The use of touch-sensitive surfaces as input devices for computers and other electronic computing devices has increased significantly in recent years. Example touch-sensitive surfaces include touchpads and touch-screen displays. Such surfaces are widely used to manipulate user interfaces and objects therein on a display. Example user interface objects include digital images, video, text, icons, and control elements such as buttons and other graphics.
Electronic computing devices often display virtual controls or visual guides on their displays. For example, keyboards, menus, dialog boxes, alerts, and other controls be activated and manipulated (e.g., by touch inputs) that cause operations to be performed on a portable electronic device (e.g., a smart phone, tablet, or notebook computer). Indicators and visual guides may be overlaid on a background (e.g., a user interface of an application or a user interface of the operating system) that provide visual cues regarding the types of inputs that may be provided and/or the types of operations that may be performed in association with particular regions of the background or screen.
Existing methods for displaying controls, indicators, and visual guides may be cumbersome and inefficient. For example, the controls, indicators, and visual guides may create unnecessary distractions to the user when the user manipulates the user interfaces, or are not sufficiently clear or salient against a background, causing user mistakes and user confusion when the user interacts with the devices, which, additionally, negatively affects the energy consumption of the devices. This latter consideration is particularly important in battery-operated devices.

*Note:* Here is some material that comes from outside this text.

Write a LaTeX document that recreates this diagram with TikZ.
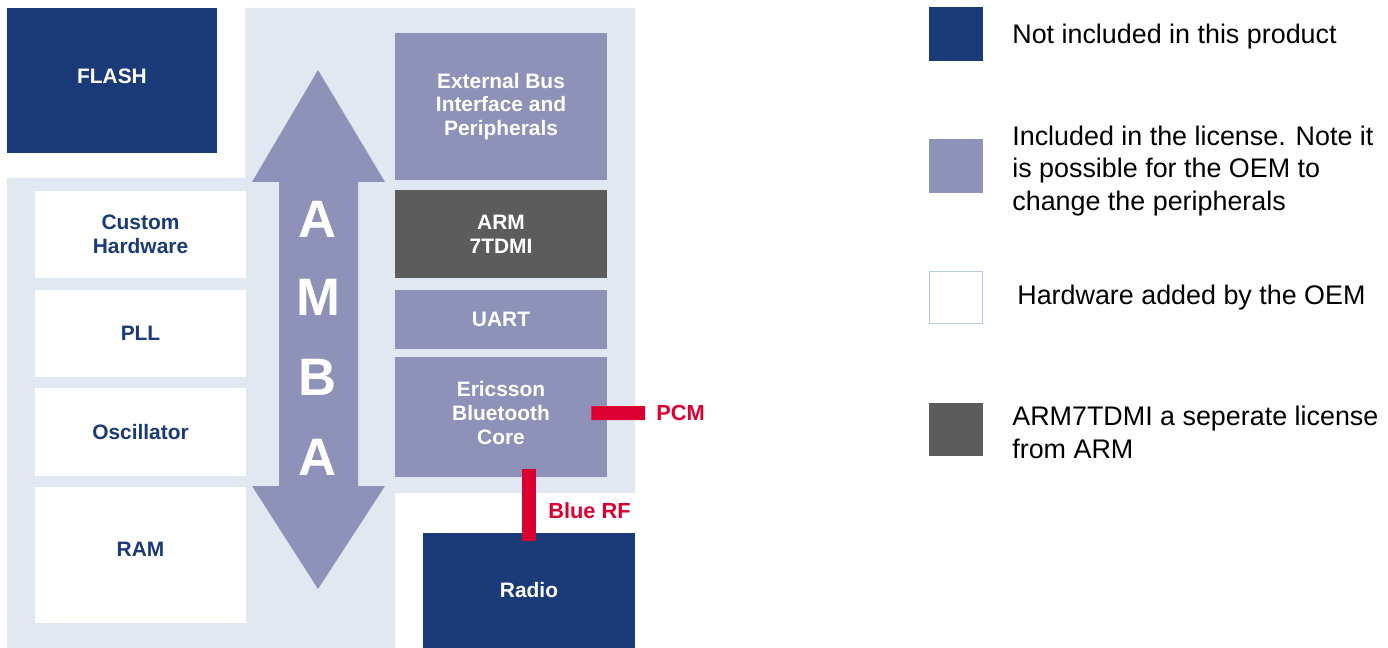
\documentclass[tikz,border=0pt]{standalone}
\usepackage{fontspec}
\setmainfont{Liberation Sans}
\definecolor{darkblue}{HTML}{1B3A78}
\definecolor{lilac}{HTML}{8F92B8}
\definecolor{armgrey}{HTML}{5C5C5C}
\definecolor{pale}{HTML}{E2E8F2}
\definecolor{rfred}{HTML}{DC0032}
\definecolor{keyedge}{HTML}{B8CCE8}
\begin{document}
\begin{tikzpicture}
    [x=0.02cm, y=-0.02cm,
     block/.style={minimum width=4.22cm, inner sep=0pt, align=center,
                   font=\bfseries\fontsize{11.9}{13.6}\selectfont},
     oem/.style={block, fill=white, text=darkblue},
     licensed/.style={block, fill=lilac, text=white},
     excluded/.style={block, fill=darkblue, text=white},
     armcore/.style={block, fill=armgrey, text=white},
     wire/.style={draw=rfred, line width=0.28cm},
     wirelabel/.style={text=rfred, inner sep=0.1cm, font=\bfseries\fontsize{12.4}{13.6}\selectfont},
     key/.style={minimum size=1.08cm, inner sep=0pt},
     keytext/.style={anchor=west, align=left, inner sep=0pt, font=\fontsize{15.3}{18.7}\selectfont}]
    \useasboundingbox (0,0) rectangle (1388,648);
    % background of the chip
    \fill[pale] (245,8) -- (635,8) -- (635,493) -- (395,493) -- (395,648)
                -- (7,648) -- (7,178) -- (245,178) -- cycle;
    \node[excluded, minimum width=4.2cm, minimum height=2.9cm, text depth=0.16cm] (flash) at (112,80.5) {FLASH};
    % hardware of the OEM
    \node[oem, minimum height=1.74cm] (custom) at (140.5,234.5) {Custom\\Hardware};
    \node[oem, minimum height=1.74cm] (pll) at (140.5,333.5) {PLL};
    \node[oem, minimum height=1.76cm] (osc) at (140.5,432) {Oscillator};
    \node[oem, minimum height=2.72cm, text depth=0.24cm] (ram) at (140.5,555) {RAM};
    % AMBA bus
    \fill[lilac] (318,70) -- (385,182) -- (358,182) -- (358,486) -- (385,486) -- (318,589)
                 -- (252,486) -- (279,486) -- (279,182) -- (252,182) -- cycle;
    \foreach \letter/\y in {A/219, M/297, B/377, A/457}
        \node[text=white, font=\bfseries\fontsize{30}{30}\selectfont] at (318,\y) {\letter};
    % licensed core
    \node[licensed, minimum width=4.24cm, minimum height=2.94cm] (ebi) at (501,106.5) {External Bus\\Interface and\\Peripherals};
    \node[armcore, minimum width=4.24cm, minimum height=1.76cm] (arm) at (501,234) {ARM\\7TDMI};
    \node[licensed, minimum width=4.24cm, minimum height=1.18cm] (uart) at (501,319.5) {UART};
    \node[licensed, minimum width=4.24cm, minimum height=2.4cm, text depth=0.16cm] (core) at (501,417) {Ericsson\\Bluetooth\\Core};
    \node[excluded, minimum width=4.24cm, minimum height=2.3cm] (radio) at (529,590.5) {Radio};
    % signals
    \node[wirelabel, anchor=west] (pcm) at (651,413) {PCM};
    \node[wirelabel, anchor=west] (bluerf) at (543,511) {Blue RF};
    \draw[wire] ([xshift=-0.32cm, yshift=0.08cm]core.east) -- ([xshift=-0.12cm]pcm.west);
    \draw[wire] ([yshift=-0.16cm]radio.north) -- ([yshift=0.16cm]radio.north |- core.south);
    % legend
    \node[key, fill=darkblue] (k1) at (956,34) {};
    \node[key, fill=lilac] (k2) at (956,166) {};
    \node[key, fill=white, draw=keyedge, line width=0.02cm, minimum size=1.06cm] (k3) at (956,297.5) {};
    \node[key, fill=armgrey] (k4) at (956,429.5) {};
    \node[keytext] (t1) at (1012,37) {Not included in this product};
    \node[keytext] (t2) at (1012,171) {Included in the license. Note it\\is possible for the OEM to\\change the peripherals};
    \node[keytext] (t3) at (1017,298) {Hardware added by the OEM};
    \node[keytext] (t4) at (1012,432) {ARM7TDMI a seperate license\\from ARM};
\end{tikzpicture}
\end{document}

Furthermore, certain types of affordances that are displayed over a wide variety of background and content and sometimes over extended time without movement. Consequently, the displays can exhibit ghost-images (or burn-ins) of the affordances after having been in use for some time. Reduction and elimination of display burn-ins is a long-standing challenge facing the display device manufacturers. Some existing ways of addressing the issue, such as introducing screen savers or shimmering icons, are less than satisfactory solutions, due to their side effects (e.g., causing eye strain, distraction, etc.) and lack of efficacy in many scenarios (e.g., usable only when device is idle).